Si vous aviez objecté à Mermoz, quand il plongeait vers le versant chilien des Andes, avec sa victoire dans le cœur, qu’il se trompait, qu’une lettre de marchand, peut-être, ne valait pas le risque de sa vie, Mermoz eût ri de vous. La vérité, c’est l’homme qui naissait en lui quand il passait les Andes.
Si vous voulez convaincre de l’horreur de la guerre celui qui ne refuse pas la guerre, ne le traitez point de barbare cherchez à le comprendre avant de le juger.
Considérez cet officier du Sud qui commandait, lors de la guerre du Rif, un poste avancé, planté en coin entre deux montagnes dissidentes. Il recevait, un soir, des parlementaires descendus du massif de l’ouest. Et l’on buvait le thé, comme il se doit, quand la fusillade éclata. Les tribus du massif de l’est attaquaient le poste. Au capitaine qui les expulsait pour combattre, les parlementaires ennemis répondirent: «Nous sommes tes hôtes aujourd’hui. Dieu ne permet pas qu’on t’abandonne…» Ils se joignirent donc à ses hommes, sauvèrent le poste, puis regrimpèrent dans leur nid d’aigle.

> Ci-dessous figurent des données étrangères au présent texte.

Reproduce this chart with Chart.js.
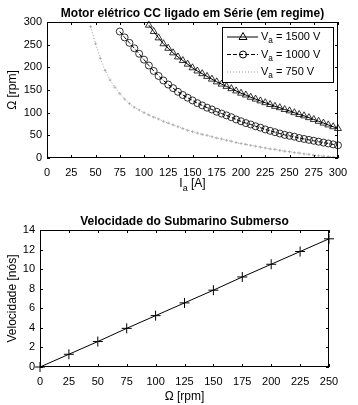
<!DOCTYPE html>
<html>
<head>
<meta charset="utf-8">
<script src="https://cdn.jsdelivr.net/npm/chart.js@4.4.1/dist/chart.umd.min.js"></script>
<style>
  body { margin: 0; background: #fff; }
  #motorChart { position: absolute; left: 0; top: 0; }
  #subChart { position: absolute; left: 0; top: 200px; }
</style>
</head>
<body>
<canvas id="motorChart" width="358" height="200"></canvas>
<canvas id="subChart" width="358" height="205"></canvas>
<script>
// armature current [A], shared by the three motor curves
const currentA = [45, 50, 55, 60, 65, 70, 75, 80, 85, 90, 95, 100, 105, 110, 115, 120, 125, 130,
  135, 140, 145, 150, 155, 160, 165, 170, 175, 180, 185, 190, 195, 200, 205, 210, 215, 220,
  225, 230, 235, 240, 245, 250, 255, 260, 265, 270, 275, 280, 285, 290, 295, 300];

// speed [rpm], null where the curve is off the plot
const speed1500 = [null, null, null, null, null, null, null, null, null, null, null, null,
  293, 279, 265, 252, 242, 232, 223, 215, 207, 199, 192, 186, 180, 174, 168, 163, 158, 153,
  148, 143, 139, 134, 130, 126, 122, 118, 114, 111, 107, 104, 100, 96, 93, 89, 85, 81, 77,
  73, 69, 65];
const speed1000 = [null, null, null, null, null, null,
  279, 266, 254, 242, 230, 217, 204, 192, 181, 171, 162, 154, 146, 139, 133, 127, 121, 116,
  111, 107, 102, 98, 94, 90, 85, 81, 77, 74, 70, 67, 63, 60, 57, 54, 51, 49, 47, 44, 42, 40,
  38, 36, 34, 32, 30, 28];
const speed750 = [290, 252, 220, 193, 172, 156, 142, 130, 120, 112, 106, 100, 95, 90, 86, 81,
  77, 73, 69, 65, 61, 58, 55, 52, 50, 47, 44, 42, 39, 37, 34, 32, 30, 28, 26, 24, 22, 20, 19,
  17, 15, 14, 12, 11, 9, 8, 6, 5, 4, 3, 2, 1];

// submarine
const shaftRpm = [0, 25, 50, 75, 100, 125, 150, 175, 200, 225, 250];
const speedKnots = [0, 1.3, 2.6, 3.95, 5.25, 6.55, 7.85, 9.2, 10.5, 11.8, 13.1];

const FONT = '"Liberation Sans", Arial, sans-serif';
Chart.defaults.font.family = FONT;
Chart.defaults.color = '#000';

function toPoints(xs, ys) {
  return xs.map((x, i) => ({ x: x, y: ys[i] })).filter(p => p.y !== null);
}

// draw text made of parts, some of them subscript; centred on x
function drawParts(ctx, parts, x, y, size, align) {
  const widths = parts.map(p => {
    ctx.font = (p.sub ? size * 0.75 : size) + 'px ' + FONT;
    return ctx.measureText(p.t).width;
  });
  const total = widths.reduce((a, b) => a + b, 0);
  let cx = align === 'left' ? x : x - total / 2;
  ctx.textBaseline = 'middle';
  ctx.textAlign = 'left';
  parts.forEach((p, i) => {
    ctx.font = (p.sub ? size * 0.75 : size) + 'px ' + FONT;
    ctx.fillText(p.t, cx, p.sub ? y + size * 0.35 : y);
    cx += widths[i];
  });
}

function drawMarker(ctx, style, x, y) {
  ctx.beginPath();
  if (style === 'triangle') {
    ctx.moveTo(x, y - 4.5);
    ctx.lineTo(x + 4, y + 2.5);
    ctx.lineTo(x - 4, y + 2.5);
    ctx.closePath();
  } else if (style === 'circle') {
    ctx.arc(x, y, 3.5, 0, Math.PI * 2);
  }
  ctx.stroke();
}

const framePlugin = {
  id: 'frame',
  afterDraw(chart, args, opts) {
    const ctx = chart.ctx;
    const a = chart.chartArea;
    const xs = chart.scales.x, ys = chart.scales.y;
    ctx.save();
    ctx.strokeStyle = '#000';
    ctx.fillStyle = '#000';
    ctx.lineWidth = 1;
    ctx.strokeRect(Math.round(a.left) + 0.5, Math.round(a.top) + 0.5,
      Math.round(a.width) - 1, Math.round(a.height) - 1);
    // inward ticks on all sides
    ctx.beginPath();
    xs.ticks.forEach(t => {
      const px = Math.round(xs.getPixelForValue(t.value)) + 0.5;
      ctx.moveTo(px, a.bottom); ctx.lineTo(px, a.bottom - 3);
      ctx.moveTo(px, a.top); ctx.lineTo(px, a.top + 3);
    });
    ys.ticks.forEach(t => {
      const py = Math.round(ys.getPixelForValue(t.value)) + 0.5;
      ctx.moveTo(a.left, py); ctx.lineTo(a.left + 3, py);
      ctx.moveTo(a.right, py); ctx.lineTo(a.right - 3, py);
    });
    ctx.stroke();

    // title
    ctx.font = 'bold 12px ' + FONT;
    ctx.textAlign = 'center';
    ctx.textBaseline = 'middle';
    ctx.fillText(opts.title, (a.left + a.right) / 2, opts.titleY);

    // axis labels
    drawParts(ctx, opts.xLabel, (a.left + a.right) / 2, opts.xLabelY, 12);
    ctx.save();
    ctx.translate(opts.yLabelX, (a.top + a.bottom) / 2);
    ctx.rotate(-Math.PI / 2);
    drawParts(ctx, opts.yLabel, 0, 0, 12);
    ctx.restore();

    // legend
    if (opts.legend) {
      const L = opts.legend;
      ctx.fillStyle = '#fff';
      ctx.fillRect(L.left, L.top, L.width, L.height);
      ctx.strokeStyle = '#000';
      ctx.strokeRect(L.left + 0.5, L.top + 0.5, L.width, L.height);
      L.items.forEach((item, i) => {
        const ds = chart.data.datasets[item.dataset];
        const y = L.top + 10 + i * 17.5;
        ctx.save();
        ctx.strokeStyle = ds.borderColor;
        ctx.lineWidth = ds.borderWidth;
        ctx.setLineDash(ds.borderDash || []);
        ctx.beginPath();
        ctx.moveTo(L.left + 5, y);
        ctx.lineTo(L.left + 36, y);
        ctx.stroke();
        ctx.setLineDash([]);
        ctx.strokeStyle = ds.pointBorderColor;
        drawMarker(ctx, item.marker, L.left + 21, y);
        ctx.restore();
        ctx.fillStyle = '#000';
        drawParts(ctx, item.text, L.left + 39, y, 11, 'left');
      });
    }
    ctx.restore();
  }
};

new Chart(document.getElementById('motorChart'), {
  type: 'line',
  data: {
    datasets: [
      {
        data: toPoints(currentA, speed1500),
        borderColor: '#000', borderWidth: 1,
        pointStyle: 'triangle', pointRadius: 4, pointBorderWidth: 0.8,
        pointBorderColor: '#000', pointBackgroundColor: 'rgba(0,0,0,0)'
      },
      {
        data: toPoints(currentA, speed1000),
        borderColor: '#000', borderWidth: 1, borderDash: [4, 2],
        pointStyle: 'circle', pointRadius: 3.5, pointBorderWidth: 0.8,
        pointBorderColor: '#000', pointBackgroundColor: 'rgba(0,0,0,0)'
      },
      {
        data: toPoints(currentA, speed750),
        borderColor: '#999', borderWidth: 1, borderDash: [1, 2],
        pointStyle: 'cross', pointRadius: 1.5, pointBorderWidth: 0.8,
        pointBorderColor: '#aaa', pointBackgroundColor: 'rgba(0,0,0,0)'
      }
    ]
  },
  options: {
    responsive: false,
    animation: false,
    layout: { padding: { top: 22, right: 20, left: 0, bottom: 0 } },
    clip: false,
    plugins: {
      legend: { display: false },
      tooltip: { enabled: false },
      frame: {
        title: 'Motor elétrico CC ligado em Série (em regime)',
        titleY: 14,
        xLabel: [{ t: 'I' }, { t: 'a', sub: true }, { t: ' [A]' }],
        xLabelY: 184,
        yLabel: [{ t: 'Ω [rpm]' }],
        yLabelX: 13,
        legend: {
          left: 222, top: 27, width: 111, height: 55,
          items: [
            { dataset: 0, marker: 'triangle', text: [{ t: 'V' }, { t: 'a', sub: true }, { t: ' = 1500 V' }] },
            { dataset: 1, marker: 'circle', text: [{ t: 'V' }, { t: 'a', sub: true }, { t: ' = 1000 V' }] },
            { dataset: 2, marker: 'none', text: [{ t: 'V' }, { t: 'a', sub: true }, { t: ' = 750 V' }] }
          ]
        }
      }
    },
    scales: {
      x: {
        type: 'linear', min: 0, max: 300,
        ticks: { stepSize: 25, padding: 8, font: { size: 11 }, maxRotation: 0 },
        grid: { display: false, drawTicks: false },
        border: { display: false },
        afterFit: s => { s.height = 42; }
      },
      y: {
        min: 0, max: 300,
        ticks: { stepSize: 50, padding: 5, font: { size: 11 } },
        grid: { display: false, drawTicks: false },
        border: { display: false },
        afterFit: s => { s.width = 47; }
      }
    }
  },
  plugins: [framePlugin]
});

new Chart(document.getElementById('subChart'), {
  type: 'line',
  data: {
    datasets: [{
      data: toPoints(shaftRpm, speedKnots),
      borderColor: '#000', borderWidth: 1,
      pointStyle: 'cross', pointRadius: 5, pointBorderWidth: 1,
      pointBorderColor: '#000', pointBackgroundColor: 'rgba(0,0,0,0)'
    }]
  },
  options: {
    responsive: false,
    animation: false,
    layout: { padding: { top: 30, right: 29, left: 0, bottom: 0 } },
    clip: false,
    plugins: {
      legend: { display: false },
      tooltip: { enabled: false },
      frame: {
        title: 'Velocidade do Submarino Submerso',
        titleY: 22,
        xLabel: [{ t: 'Ω [rpm]' }],
        xLabelY: 197,
        yLabel: [{ t: 'Velocidade [nós]' }],
        yLabelX: 13
      }
    },
    scales: {
      x: {
        type: 'linear', min: 0, max: 250,
        ticks: { stepSize: 25, padding: 8, font: { size: 11 }, maxRotation: 0 },
        grid: { display: false, drawTicks: false },
        border: { display: false },
        afterFit: s => { s.height = 38; }
      },
      y: {
        min: 0, max: 14,
        ticks: { stepSize: 2, padding: 5, font: { size: 11 } },
        grid: { display: false, drawTicks: false },
        border: { display: false },
        afterFit: s => { s.width = 40; }
      }
    }
  },
  plugins: [framePlugin]
});
</script>
</body>
</html>
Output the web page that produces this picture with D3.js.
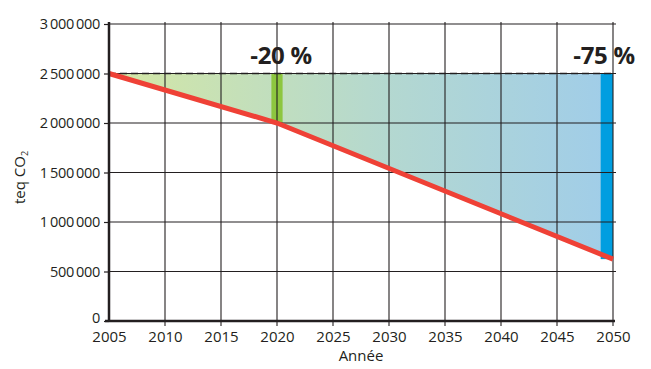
<!DOCTYPE html>
<html>
<head>
<meta charset="utf-8">
<script src="https://cdn.jsdelivr.net/npm/d3@7"></script>
<style>
  body { margin: 0; background: #fff; }
  svg text { font-family: "Open Sans", sans-serif; fill: #231f20; }
</style>
</head>
<body>
<div class="chart"></div>
<script>
// data
var years = [2005, 2010, 2015, 2020, 2025, 2030, 2035, 2040, 2045, 2050];
var yTicks = [0, 500000, 1000000, 1500000, 2000000, 2500000, 3000000];
var refLevel = 2500000;            // 2005 level, dashed line
var pathYears = [2005, 2020, 2050];
var pathValues = [2500000, 2000000, 625000];
var targets = [
  { label: '-20 %', from: 2019.5, to: 2020.5, value: 2000000, color: '#8dc63f' },
  { label: '-75 %', from: 2048.9, to: 2050, value: 625000, color: '#009ee0' }
];

var width = 651,
    height = 369;

var x = d3.scaleLinear().domain([2005, 2050]).range([109, 613]);
var y = d3.scaleLinear().domain([0, 3000000]).range([321, 24]);

var svg = d3.select('.chart')
  .append('svg')
  .attr('width', width)
  .attr('height', height);

var defs = svg.append('defs');
var grad = defs.append('linearGradient')
  .attr('id', 'fillGrad')
  .attr('gradientUnits', 'userSpaceOnUse')
  .attr('x1', x(2005)).attr('x2', x(2050))
  .attr('y1', 0).attr('y2', 0);
grad.append('stop').attr('offset', '0%').attr('stop-color', '#d4e7a4');
grad.append('stop').attr('offset', '55%').attr('stop-color', '#b4d8d0');
grad.append('stop').attr('offset', '100%').attr('stop-color', '#a0cde9');

// shaded gap between reference level and the reduction path
var pathData = pathYears.map(function(yr, i) { return { year: yr, value: pathValues[i] }; });
var area = d3.area()
  .x(function(d) { return x(d.year); })
  .y0(function(d) { return y(d.value); })
  .y1(y(refLevel));
svg.append('path')
  .datum(pathData)
  .attr('d', area)
  .attr('fill', 'url(#fillGrad)');

// target bars
svg.selectAll('rect.target')
  .data(targets)
  .enter()
  .append('rect')
  .attr('class', 'target')
  .attr('x', function(d) { return x(d.from); })
  .attr('width', function(d) { return x(d.to) - x(d.from); })
  .attr('y', y(refLevel))
  .attr('height', function(d) { return y(d.value) - y(refLevel); })
  .attr('fill', function(d) { return d.color; });

// grid
var grid = svg.append('g');
grid.selectAll('line.h')
  .data(yTicks.slice(1))
  .enter()
  .append('line')
  .attr('x1', x(2005)).attr('x2', x(2050) + 3)
  .attr('y1', function(d) { return y(d); })
  .attr('y2', function(d) { return y(d); })
  .attr('stroke', '#231f20')
  .attr('stroke-width', 1.1);
grid.selectAll('line.v')
  .data(years.slice(1))
  .enter()
  .append('line')
  .attr('x1', function(d) { return x(d); })
  .attr('x2', function(d) { return x(d); })
  .attr('y1', y(3000000) - 2).attr('y2', y(0) + 5)
  .attr('stroke', '#231f20')
  .attr('stroke-width', 1.1);

// dashed reference line
svg.append('line')
  .attr('x1', x(2005)).attr('x2', x(2050))
  .attr('y1', y(refLevel)).attr('y2', y(refLevel))
  .attr('stroke', '#231f20')
  .attr('stroke-width', 1.4)
  .attr('stroke-dasharray', '7,4');

// red reduction path
var line = d3.line()
  .x(function(d) { return x(d.year); })
  .y(function(d) { return y(d.value); });
svg.append('path')
  .datum(pathData)
  .attr('d', line)
  .attr('fill', 'none')
  .attr('stroke', '#ef4136')
  .attr('stroke-width', 5);

// axes
var yAxis = d3.axisLeft(y)
  .tickValues(yTicks)
  .tickSize(5)
  .tickPadding(4)
  .tickFormat(function(d) { return d3.format(',')(d).replace(/,/g, '\u2009'); });
var gy = svg.append('g')
  .attr('transform', 'translate(' + x(2005) + ',0)')
  .call(yAxis);
gy.select('.domain').attr('stroke', '#231f20').attr('stroke-width', 2.5)
  .attr('d', 'M0,' + (y(3000000) - 2) + 'V' + (y(0) + 1));
gy.selectAll('.tick line').attr('stroke', '#231f20').attr('stroke-width', 1.2);
gy.selectAll('.tick text').attr('font-size', 14.5).attr('fill', '#231f20')
  .attr('letter-spacing', '-0.3px');
// lift the "0" a touch so it clears the 2005 label
gy.selectAll('.tick text').filter(function(d) { return d === 0; }).attr('dy', '0.1em');

var xAxis = d3.axisBottom(x)
  .tickValues(years)
  .tickSize(0)
  .tickPadding(10)
  .tickFormat(d3.format('d'));
var gx = svg.append('g')
  .attr('transform', 'translate(0,' + y(0) + ')')
  .call(xAxis);
gx.select('.domain').attr('stroke', '#231f20').attr('stroke-width', 2.5)
  .attr('d', 'M' + (x(2005) - 4) + ',0H' + (x(2050) + 2));
gx.selectAll('.tick text').attr('font-size', 15).attr('fill', '#231f20');

// axis titles
svg.append('text')
  .attr('x', x(2027.5))
  .attr('y', 361)
  .attr('text-anchor', 'middle')
  .attr('font-size', 15)
  .text('Année');

var yt = svg.append('text')
  .attr('transform', 'translate(25,' + y(1450000) + ') rotate(-90)')
  .attr('text-anchor', 'middle')
  .attr('font-size', 15);
yt.append('tspan').text('teq CO');
yt.append('tspan').attr('font-size', 9).attr('dy', 3).text('2');

// target labels
svg.selectAll('text.target')
  .data(targets)
  .enter()
  .append('text')
  .attr('class', 'target')
  .attr('x', function(d, i) { return i === 0 ? x(2020) + 4 : x(2050) - 9; })
  .attr('y', 64)
  .attr('text-anchor', 'middle')
  .attr('font-size', 24)
  .attr('font-weight', 'bold')
  .attr('letter-spacing', '-0.3px')
  .text(function(d) { return d.label; });
</script>
</body>
</html>
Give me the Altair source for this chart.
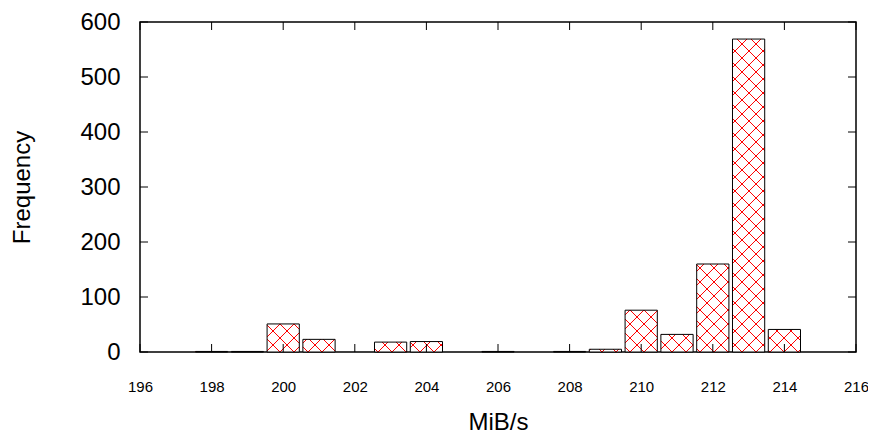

Mais la veille du jour où, à leur tour, ils se préparent à l’assaillir, ils envoient des ambassadeurs au capitaine:
«L’autre soir, nous t’avons aidé…
– C'est vrai…
– Nous avons brûlé pour toi trois cents cartouches…
– C’est vrai.
– Il serait juste de nous les rendre.»
Et le capitaine, grand seigneur, ne peut exploiter un avantage qu’il tirerait de leur noblesse. Il leur rend les cartouches dont on usera contre lui.
La vérité pour l’homme, c’est ce qui fait de lui un homme. Quand celui-là qui a connu cette dignité des rapports, cette loyauté dans le jeu, ce don mutuel d’une estime qui engage la vie, compare cette élévation, qui lui fut permise, à la médiocre bonhomie du démagogue qui eût exprimé sa fraternité aux mêmes Arabes par de grandes claques sur les épaules, les eût flattés mais en même temps humiliés, celui-là n’éprouvera à votre égard, si vous raisonnez contre lui, qu’une pitié un peu méprisante. Et c’est lui qui aura raison.
Mais vous aurez également raison de haïr la guerre.
Pour comprendre l’homme et ses besoins, pour le connaître dans ce qu’il a d’essentiel, il ne faut pas opposer l’une à l’autre l’évidence de vos vérités. Oui, vous avez raison. Vous avez tous raison. La logique démontre tout. Il a raison celui-là même qui rejette les malheurs du monde sur les bossus. Si nous déclarons la guerre aux bossus, nous apprendrons vite à nous exalter. Nous vengerons les crimes des bossus. Et certes les bossus aussi commettent des crimes.
Il faut, pour essayer de dégager cet essentiel, oublier un instant les divisions, qui, une fois admises, entraînent tout un Coran de vérités inébranlables et le fanatisme qui en découle. On peut ranger les hommes en hommes de droite et en hommes de gauche, en bossus et en non bossus, en fascistes et en démocrates, et ces distinctions sont inattaquables. Mais la vérité, vous le savez, c’est ce qui simplifie le monde et non ce qui crée le chaos. La vérité, c’est le langage qui dégage l’universel. Newton n’a point «découvert» une loi longtemps dissimulée à la façon d’une solution de rébus, Newton a effectué une opération créatrice. Il a fondé un langage d’homme qui pût exprimer à la fois la chute de la pomme dans un pré ou l’ascension du soleil. La vérité, ce n’est point ce qui se démontre, c’est ce qui simplifie.
À quoi bon discuter les idéologies? Si toutes se démontrent, toutes aussi s’opposent, et de telles discussions font désespérer du salut de l’homme. Alors que l’homme, partout, autour de nous, expose les mêmes besoins.
Nous voulons être délivrés. Celui qui donne un coup de pioche veut connaître un sens à son coup de pioche. Et le coup de pioche du bagnard, qui humilie le bagnard, n’est point le même que le coup de pioche du prospecteur, qui grandit le prospecteur. Le bagne ne réside point là où des coups de pioche sont donnés. Il n’est pas d’horreur matérielle. Le bagne réside là où des coups de pioche sont donnés qui n’ont point de sens, qui ne relient pas celui qui les donne à la communauté des hommes.